Provided material.
────

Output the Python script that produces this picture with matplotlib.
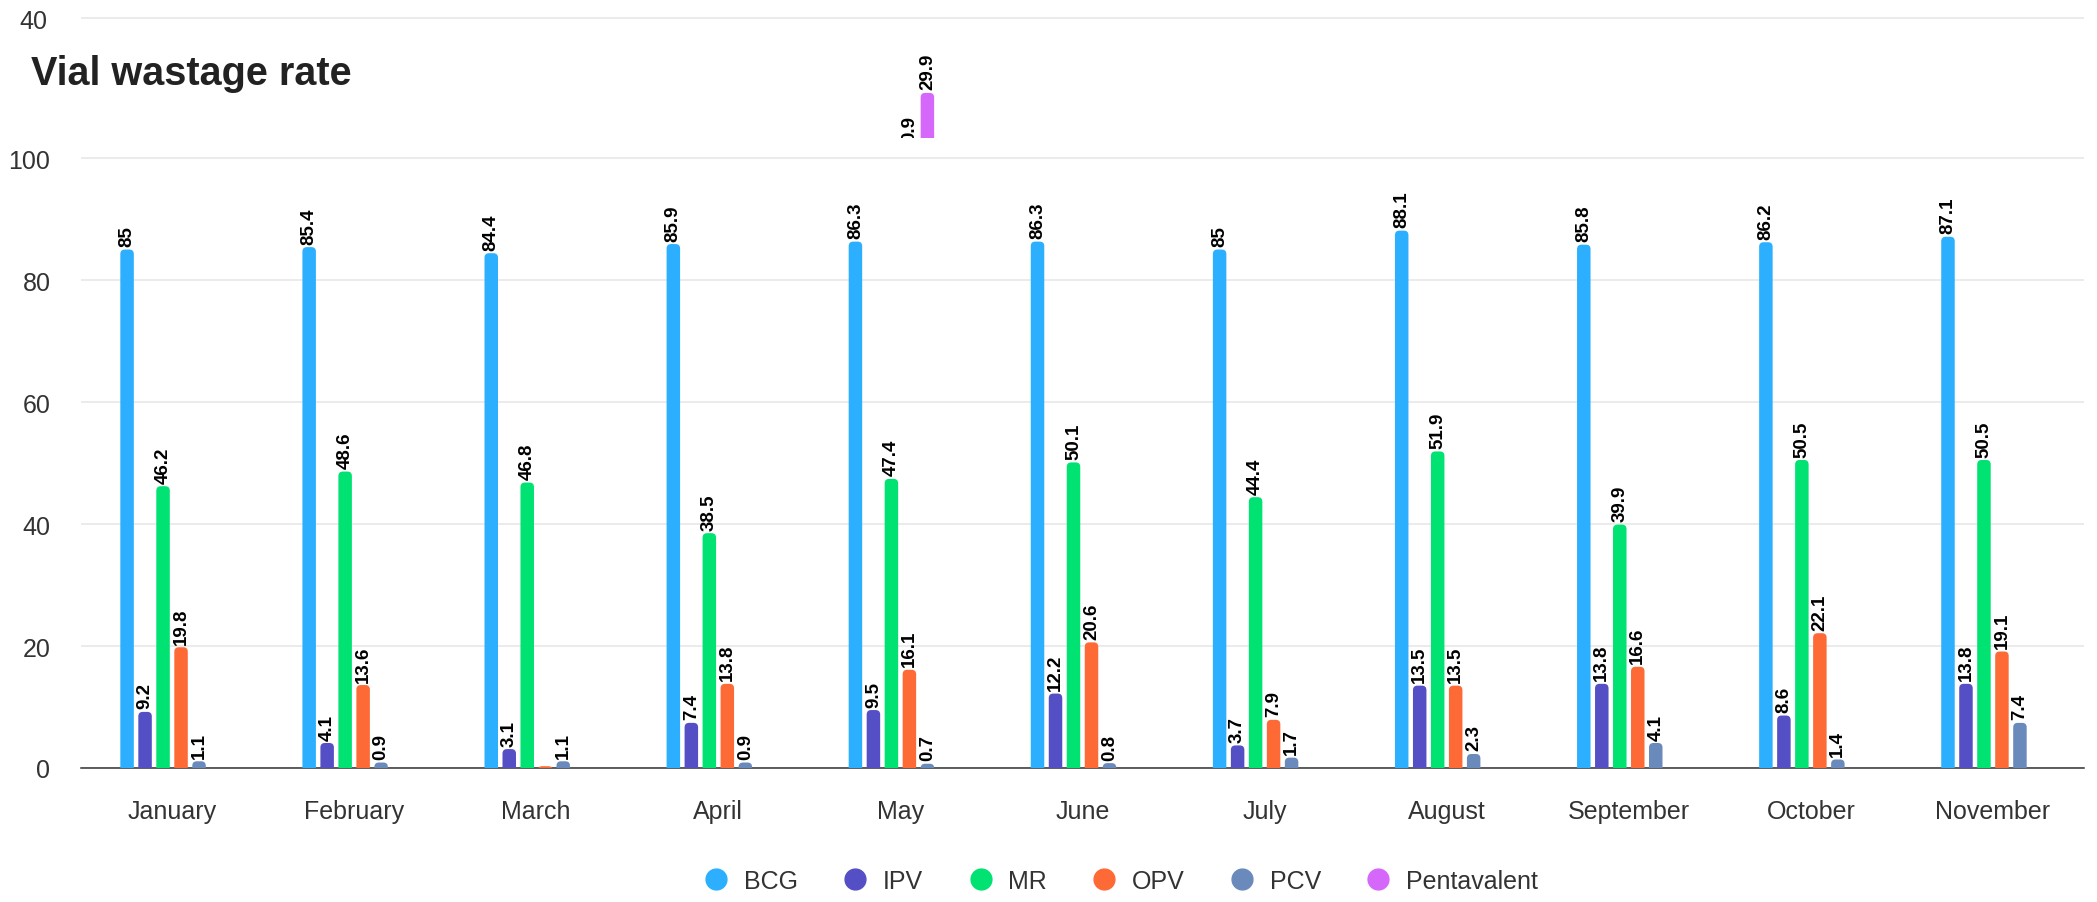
import matplotlib
matplotlib.use("Agg")
import matplotlib.pyplot as plt
from matplotlib.lines import Line2D
from matplotlib.patches import PathPatch
from matplotlib.path import Path

months = ["January", "February", "March", "April", "May", "June", "July",
          "August", "September", "October", "November"]
series_names = ["BCG", "IPV", "MR", "OPV", "PCV", "Pentavalent"]
bcg = [85, 85.4, 84.4, 85.9, 86.3, 86.3, 85, 88.1, 85.8, 86.2, 87.1]
ipv = [9.2, 4.1, 3.1, 7.4, 9.5, 12.2, 3.7, 13.5, 13.8, 8.6, 13.8]
mr = [46.2, 48.6, 46.8, 38.5, 47.4, 50.1, 44.4, 51.9, 39.9, 50.5, 50.5]
opv = [19.8, 13.6, 0.3, 13.8, 16.1, 20.6, 7.9, 13.5, 16.6, 22.1, 19.1]
pcv = [1.1, 0.9, 1.1, 0.9, 0.7, 0.8, 1.7, 2.3, 4.1, 1.4, 7.4]
pentavalent = [0, 0, 0, 0, 29.9, 0, 0, 0, 0, 0, 0]
colors = ["#2caffe", "#544fc5", "#00e272", "#fe6a35", "#6b8abc", "#d568fb"]

# labels Highcharts dropped because they collided
hidden_labels = {("OPV", "March")}
upper_stray_label = "0.9"

plt.rcParams["font.family"] = ["Liberation Sans", "DejaVu Sans"]

W, H = 2097, 903
fig = plt.figure(figsize=(W / 100, H / 100), dpi=100)


def px_box(left, top, right, bottom):
    return [left / W, 1 - bottom / H, (right - left) / W, (bottom - top) / H]


ax = fig.add_axes(px_box(81, 156, 2084, 769))
ax_top = fig.add_axes(px_box(81, 17, 2084, 139))

n = len(months)
pitch = 0.0988
bar_w = 0.0741
offsets = [(i - 2.5) * pitch for i in range(len(series_names))]

ax.set_xlim(-0.5, n - 0.5)
ax.set_ylim(0, 100.5)
ax_top.set_xlim(-0.5, n - 0.5)
ax_top.set_ylim(23.8, 40.3)


def rounded_bar(axis, x, h, color, r_px=4.5):
    p0 = axis.transData.transform((0, 0))
    p1 = axis.transData.transform((1, 1))
    rx = min(r_px / (p1[0] - p0[0]), bar_w / 2)
    ry = min(r_px / (p1[1] - p0[1]), h)
    x0, x1 = x - bar_w / 2, x + bar_w / 2
    verts = [(x0, 0), (x0, h - ry), (x0, h), (x0 + rx, h), (x1 - rx, h),
             (x1, h), (x1, h - ry), (x1, 0), (x0, 0)]
    codes = [Path.MOVETO, Path.LINETO, Path.CURVE3, Path.CURVE3, Path.LINETO,
             Path.CURVE3, Path.CURVE3, Path.LINETO, Path.CLOSEPOLY]
    axis.add_patch(PathPatch(Path(verts, codes), facecolor=color,
                             edgecolor="none", zorder=3))


def bar_label(axis, x, h, text, dy=2.5, clip=False):
    return axis.annotate(text, (x, h), xytext=(0, dy), textcoords="offset points",
                         rotation=90, ha="center", va="bottom", fontsize=13.5,
                         fontweight="bold", color="black",
                         annotation_clip=False, clip_on=clip, zorder=4)


lower_series = [bcg, ipv, mr, opv, pcv]
for s, (name, values) in enumerate(zip(series_names, lower_series)):
    for i, v in enumerate(values):
        if v <= 0:
            continue
        x = i + offsets[s]
        rounded_bar(ax, x, v, colors[s])
        if (name, months[i]) not in hidden_labels:
            bar_label(ax, x, v, f"{v:g}")

# upper pane of the broken axis
upper_slot = 4
for i, v in enumerate(pentavalent):
    if v <= 0:
        continue
    x = i + offsets[upper_slot]
    rounded_bar(ax_top, x, v, colors[5])
    bar_label(ax_top, x, v, f"{v:g}")
    bar_label(ax_top, i + offsets[upper_slot - 1], 23.8, upper_stray_label,
              dy=-2.5, clip=True)

ax.set_xticks(range(n), months)
ax.set_yticks([0, 20, 40, 60, 80, 100])
ax.tick_params(axis="both", length=0, labelsize=18, labelcolor="#333333")
ax.tick_params(axis="x", pad=22)
ax.tick_params(axis="y", pad=22)
ax.set_axisbelow(True)
ax.yaxis.grid(True, color="#e6e6e6", linewidth=1.1)
for side in ["top", "right", "left"]:
    ax.spines[side].set_visible(False)
ax.spines["bottom"].set_color("#333333")
ax.spines["bottom"].set_linewidth(1.1)
ax.spines["bottom"].set_zorder(2)

ax_top.set_xticks([])
ax_top.set_yticks([40])
ax_top.tick_params(axis="y", length=0, labelsize=18, labelcolor="#333333", pad=24)
ax_top.set_axisbelow(True)
ax_top.yaxis.grid(True, color="#e6e6e6", linewidth=1.1)
for side in ax_top.spines:
    ax_top.spines[side].set_visible(False)
ax_top.patch.set_alpha(0)

fig.text(31 / W, 1 - 85 / H, "Vial wastage rate", fontsize=28.5,
         fontweight="bold", color="#222222", va="baseline", ha="left")

handles = [Line2D([], [], marker="o", linestyle="none", markersize=15,
                  markerfacecolor=c, markeredgecolor=c) for c in colors]
fig.legend(handles, series_names, loc="center", bbox_to_anchor=(1122 / W, 1 - 882 / H),
           ncol=6, frameon=False, fontsize=18, handlelength=0.8,
           handletextpad=0.7, columnspacing=1.9, labelcolor="#333333")

fig.savefig("out.png", dpi=100)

────

Written problem.
Your task is to restate word for word the lines from the top of the data to the line containing "from matplotlib.path import Path", both ends included, with every picture left out.

Reply to the task.
Output the Python script that produces this picture with matplotlib.
import matplotlib
matplotlib.use("Agg")
import matplotlib.pyplot as plt
from matplotlib.lines import Line2D
from matplotlib.patches import PathPatch
from matplotlib.path import Path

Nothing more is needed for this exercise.